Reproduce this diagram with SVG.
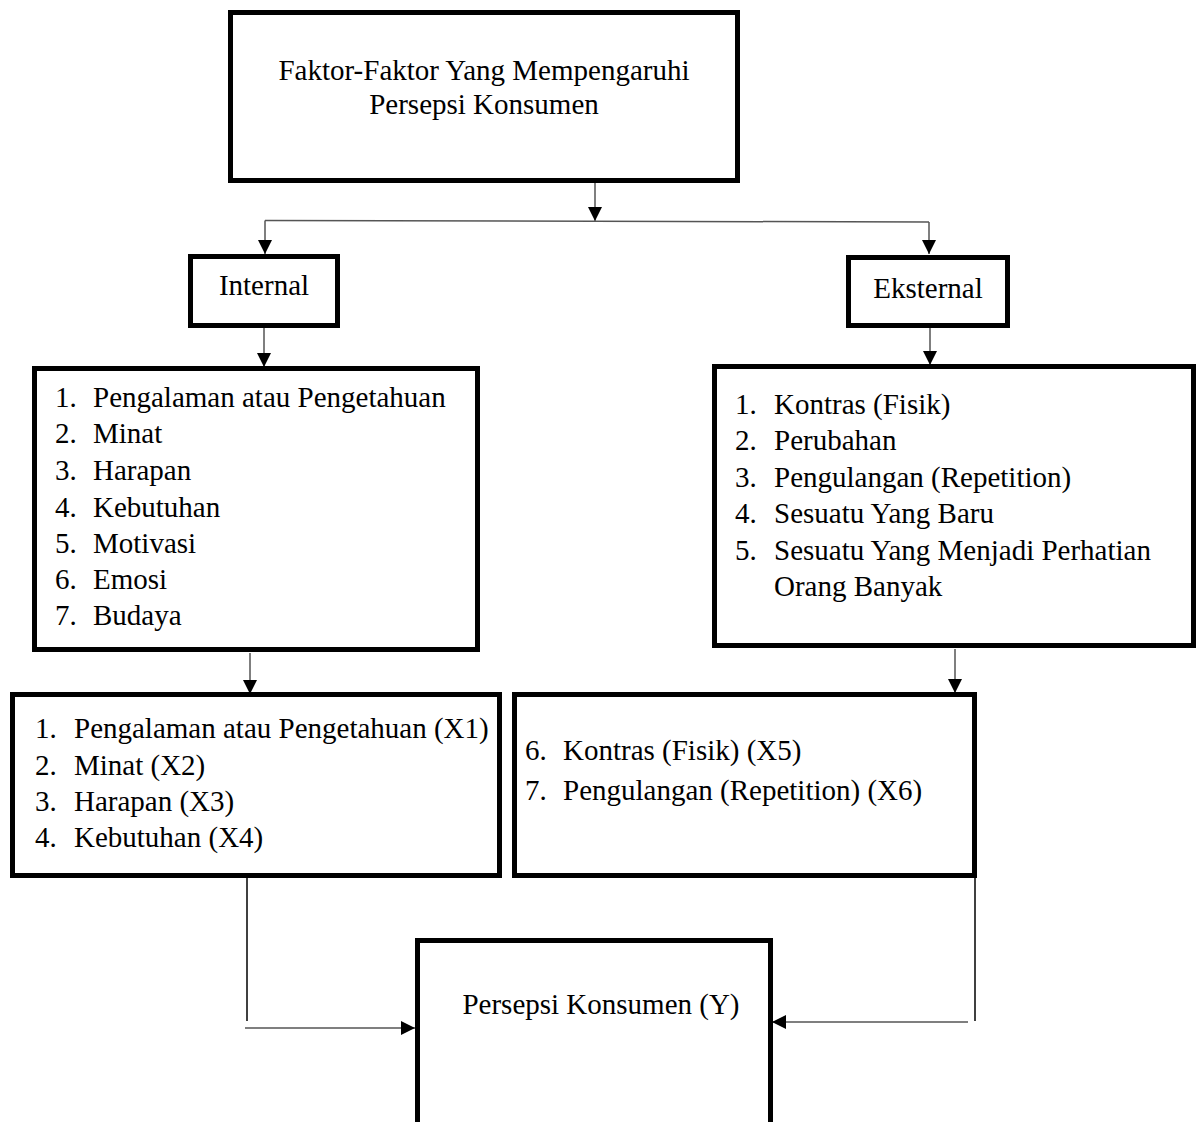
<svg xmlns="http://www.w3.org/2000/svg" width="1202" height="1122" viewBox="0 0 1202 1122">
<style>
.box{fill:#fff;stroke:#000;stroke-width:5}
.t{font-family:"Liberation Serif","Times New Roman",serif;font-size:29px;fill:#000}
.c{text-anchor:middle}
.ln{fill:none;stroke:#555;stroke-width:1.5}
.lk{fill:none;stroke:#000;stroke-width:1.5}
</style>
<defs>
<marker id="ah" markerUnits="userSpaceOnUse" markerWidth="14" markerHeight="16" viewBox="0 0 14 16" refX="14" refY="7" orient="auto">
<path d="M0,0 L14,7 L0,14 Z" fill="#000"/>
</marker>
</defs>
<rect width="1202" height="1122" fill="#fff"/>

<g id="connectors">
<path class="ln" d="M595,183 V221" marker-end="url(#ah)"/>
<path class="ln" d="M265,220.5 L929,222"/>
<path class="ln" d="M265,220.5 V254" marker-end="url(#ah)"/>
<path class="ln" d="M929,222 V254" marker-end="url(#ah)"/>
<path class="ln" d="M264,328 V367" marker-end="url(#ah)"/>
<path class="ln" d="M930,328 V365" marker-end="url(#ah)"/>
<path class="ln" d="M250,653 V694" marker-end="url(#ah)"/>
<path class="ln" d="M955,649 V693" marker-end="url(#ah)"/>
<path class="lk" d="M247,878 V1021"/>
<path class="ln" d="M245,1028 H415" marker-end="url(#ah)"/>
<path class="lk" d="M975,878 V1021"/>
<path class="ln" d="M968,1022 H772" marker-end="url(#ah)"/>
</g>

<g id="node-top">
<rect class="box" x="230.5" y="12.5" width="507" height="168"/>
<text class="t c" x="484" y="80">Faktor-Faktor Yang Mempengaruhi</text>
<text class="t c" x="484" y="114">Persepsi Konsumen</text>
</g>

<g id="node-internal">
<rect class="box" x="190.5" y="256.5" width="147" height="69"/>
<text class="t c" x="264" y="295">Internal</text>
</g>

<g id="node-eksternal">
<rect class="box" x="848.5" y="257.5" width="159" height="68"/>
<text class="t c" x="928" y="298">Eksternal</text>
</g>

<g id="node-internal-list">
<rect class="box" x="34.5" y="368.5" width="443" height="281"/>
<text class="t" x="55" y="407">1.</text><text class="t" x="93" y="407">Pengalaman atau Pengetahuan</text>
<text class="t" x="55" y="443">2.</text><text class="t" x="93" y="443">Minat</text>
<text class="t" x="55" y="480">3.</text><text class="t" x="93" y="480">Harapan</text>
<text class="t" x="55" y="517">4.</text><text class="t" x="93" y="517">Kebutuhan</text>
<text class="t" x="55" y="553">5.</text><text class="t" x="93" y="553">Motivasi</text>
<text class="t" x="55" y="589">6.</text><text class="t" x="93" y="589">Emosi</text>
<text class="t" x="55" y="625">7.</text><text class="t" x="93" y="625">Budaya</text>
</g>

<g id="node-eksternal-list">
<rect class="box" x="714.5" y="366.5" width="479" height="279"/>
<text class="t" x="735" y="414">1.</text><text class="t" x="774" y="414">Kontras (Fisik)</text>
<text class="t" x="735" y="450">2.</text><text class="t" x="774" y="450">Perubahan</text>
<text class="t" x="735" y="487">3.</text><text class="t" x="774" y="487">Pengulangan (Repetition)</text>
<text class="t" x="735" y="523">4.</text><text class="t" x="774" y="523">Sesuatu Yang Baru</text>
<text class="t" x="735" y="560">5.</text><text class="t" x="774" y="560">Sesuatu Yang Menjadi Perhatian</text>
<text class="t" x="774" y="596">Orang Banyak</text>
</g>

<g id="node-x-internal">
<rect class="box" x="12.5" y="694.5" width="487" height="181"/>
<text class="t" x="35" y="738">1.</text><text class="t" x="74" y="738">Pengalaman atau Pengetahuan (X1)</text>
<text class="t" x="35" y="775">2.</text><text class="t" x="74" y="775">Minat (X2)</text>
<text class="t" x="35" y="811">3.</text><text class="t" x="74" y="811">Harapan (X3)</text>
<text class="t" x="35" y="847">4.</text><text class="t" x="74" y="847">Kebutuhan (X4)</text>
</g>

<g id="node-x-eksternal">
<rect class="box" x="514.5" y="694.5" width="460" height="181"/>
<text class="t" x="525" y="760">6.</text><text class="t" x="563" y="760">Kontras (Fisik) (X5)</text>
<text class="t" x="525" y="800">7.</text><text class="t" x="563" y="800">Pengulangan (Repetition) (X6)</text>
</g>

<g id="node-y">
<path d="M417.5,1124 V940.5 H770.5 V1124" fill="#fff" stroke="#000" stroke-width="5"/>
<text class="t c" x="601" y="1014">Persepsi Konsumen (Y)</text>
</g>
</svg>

---

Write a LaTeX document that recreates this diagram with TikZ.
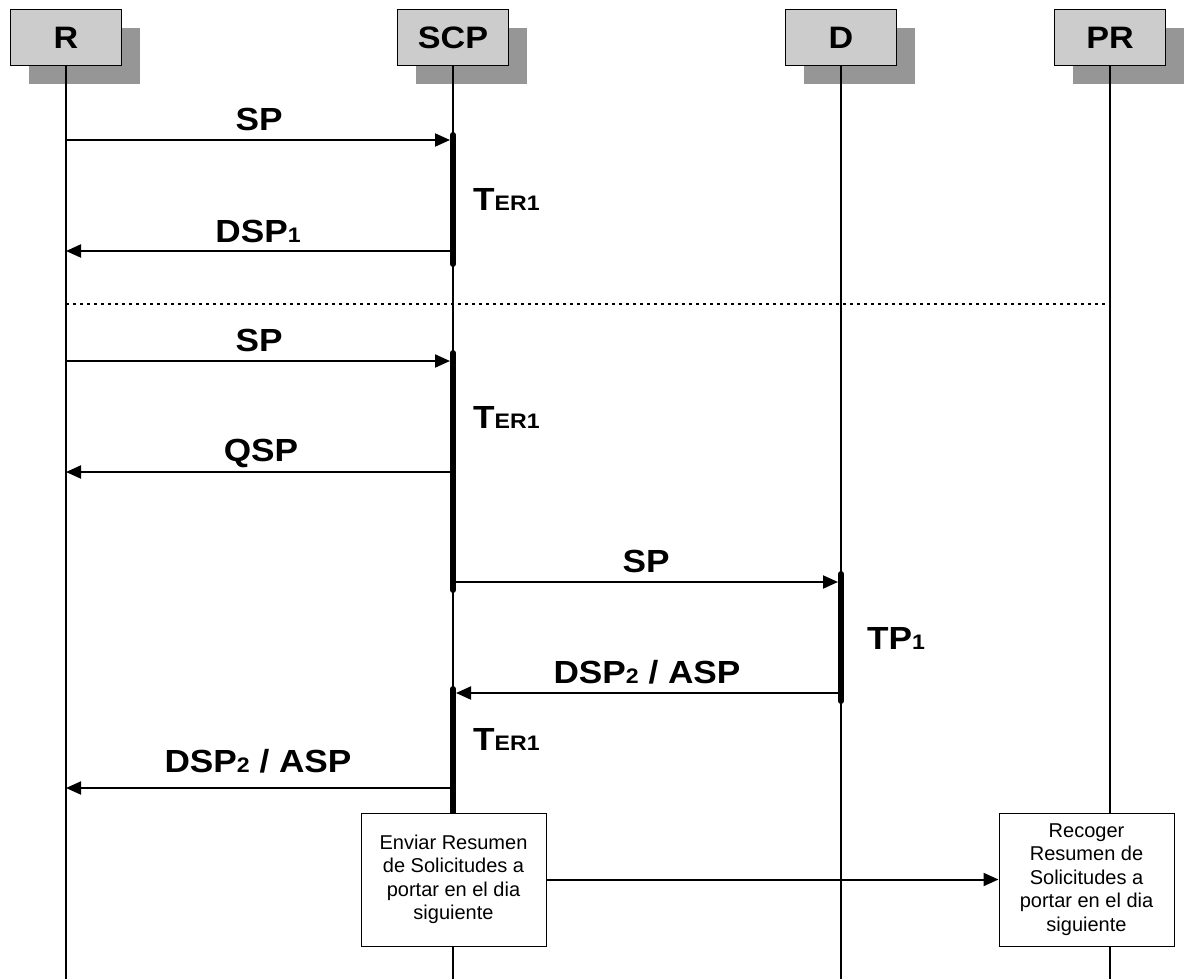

◆ THE EXERCISE: Search the records for the word "with" and copy every line where it occurs.

◆ EXPECTED ANSWER:
Reproduce this diagram with SVG.
Write a LaTeX document that recreates this diagram with TikZ.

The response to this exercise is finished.